U.K. (SXXP) stocks were little changed as Fitch Ratings said Britain risks losing its top investment-grade rating, while a report showed U.S. jobless claims fell last week.
BP Plc (BP/) led oil and gas shares lower as crude prices fell. Shire Plc (SHP) dropped 3.1 percent after withdrawing a U.S. application for approval of the its Replagal drug for a rare genetic disorder. Hikma Pharmaceuticals Plc retreated 4.3 percent after JPMorgan Chase & Co. advised selling the shares.
The FTSE 100 slid 4.71, less than 0.1 percent, to 5,940.72 at the close in London. The gauge has still rallied 6.6 percent this year as the European Central Bank disbursed 1 trillion euros ($1.3 trillion) of loans to the region’s banks. The FTSE All-Share Index slipped 0.1 percent today, while Ireland’s ISEQ Index gained 1.2 percent as Elan Corp. soared by the most since August.
“It’s been a somewhat mixed day for European markets today with the FTSE lagging behind its European peers, on the back of weaker defensives as well as a weaker oil and gas sector,” said Michael Hewson, a markets analyst at CMC Markets in London.
The number of shares changing hands on the FTSE 100 (UKX) was 14 percent higher than the 30-day average, data compiled by Bloomberg show.
Fitch Ratings said Britain risks losing its top investment grade because of its limited ability to deal with shocks. Fitch changed the outlook on the U.K. (SXXP) to “negative” from “stable,” indicating a “slightly greater” than 50 percent chance that the AAA-rating will be reduced within two years, the company said late yesterday, citing the weak economic recovery, high debt levels and threats from the euro-area debt crisis.

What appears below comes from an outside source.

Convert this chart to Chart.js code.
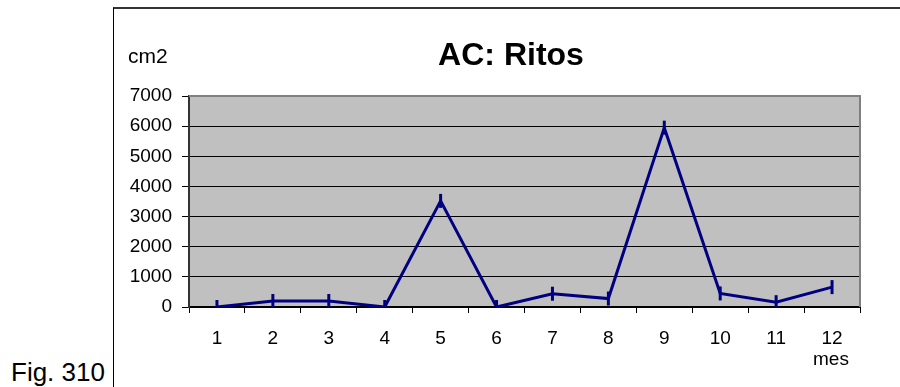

Claims for jobless benefits dropped last week in the U.S., matching the lowest level in four years. Applications for unemployment insurance payments fell by 14,000 to 351,000 in the week ended March 10, Labor Department figures showed today. Economists forecast 357,000, according to the median estimate in a Bloomberg News survey.
Manufacturing in the New York region expanded in March at the fastest pace since June 2010, indicating factories are still driving the expansion.
The Federal Reserve Bank of New York’s general economic index, the so-called Empire State index, unexpectedly increased to 20.2 this month from 19.5 in February. The median forecast in a Bloomberg News survey of economists was 17.5. Readings greater than zero signal expansion in the gauge, which covers New York, northern New Jersey and southern Connecticut.
An index of manufacturing in the Philadelphia region may gain to 12 in March, from 10.2 the previous month, another report may show.
BP fell 1.3 percent to 492.75 pence. Royal Dutch Shell Plc (RDSA) slid 0.7 percent to 2,264 pence. Crude oil retreated for a second day in New York.
Shire fell 3.1 percent to 2,158 pence. The Food and Drug Administration will probably require additional trials to approve Replagal as a treatment for Fabry disease, leading to a “significant delay” in clearance, the Dublin-based company said in a statement late yesterday. The decision won’t affect Shire’s financial forecasts for this year, the company said.
Hikma declined 4.3 percent to 740.5 pence. JPMorgan downgraded the shares to neutral, the equivalent of hold, from overweight.
U.K. Coal, Tesco
U.K. Coal Plc lost 8.2 percent to 19.5 pence, for a second day of declines, after saying it will restructure its business and may close the Daw Mill mine.
Tesco retreated 1 percent to 321.75 pence. Richard Brasher, the head of its biggest unit, will step down from the board and leave the company in July after the U.K.’s largest supermarket chain saw market share slide to seven-year low.
Premier Farnell slid 3.5 percent to 220.9 pence after reporting earnings. Chief Executive Officer Harriet Green said she expects sales growth from the middle of the year.
Game Group Plc (GMG) soared 64 percent to 3.45 pence as the computer games retailer whose stock plummeted earlier this week after suppliers refused to send new products, said it’s in talks for more funding.
Elan rallied 7.4 percent to 10.44 euros, the most since August, in Dublin.